In contrast, Pakistan is engulfed by a religio-political civil war, unending paranoia about blasphemy laws or a world-wide conspiracy against Islam, and its establishment’s active support of terror syndicates and millenarian cults. It has lost opportunity after opportunity — whether economic (inability to leverage the process of globalisation) or social (failure to incubate a middle class that can take charge of its nation) or sporting (an atrophying cricket system).
Take that final example. Pakistan appointed its team captain two weeks before the World Cup; it sent him to the tournament with minimal support staff. The Generals and politicians who run Pakistani cricket were simply preoccupied. In contrast, MS Dhoni has a contingent of about a dozen professionals to call upon, from a South African coach to specialists working on physical conditioning and mental strength.
In the past few years, Pakistani cricket has been battered by a series of fixing scandals. Young cricketers, deprived of the mentorship that comes from a structured cricket environment or the economic opportunities — frequent home series; the chance of playing in the IPL; high-paying endorsement deals — that could act as disincentives against corrupt conduct, have succumbed to greed. If this has not happened to Indian cricketers it is not because they are inherently superior souls to their Pakistani counterparts. It is just that their cricket framework — and their country — is not dysfunctional.

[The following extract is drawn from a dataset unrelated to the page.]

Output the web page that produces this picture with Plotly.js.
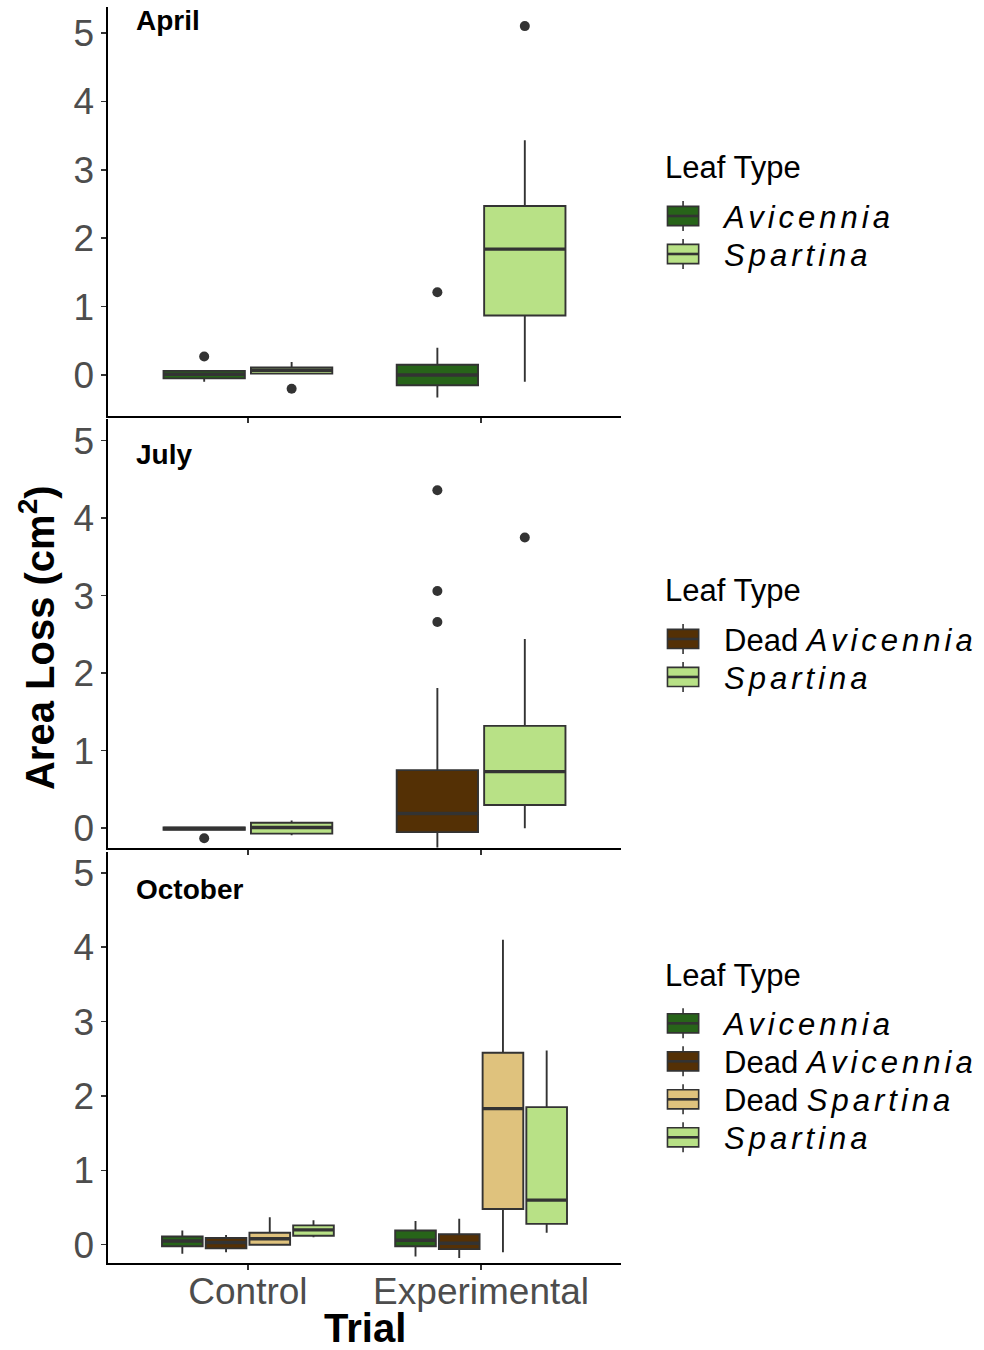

Pakistan, unfortunately, is dysfunctional, and this World Cup has provided disturbing evidence of that. Cruel as it may sound, it is now the Sick Man of Asia. As Mr Gilani, his colleagues and countrymen look back at their day in Mohali, at the sumptuous meal and the reception they got, at the dazzle and bright lights of India’s showstopper sports moment, they need to ponder that hard reality. This future is Pakistan’s for the asking, but only if it wants this future in the first place.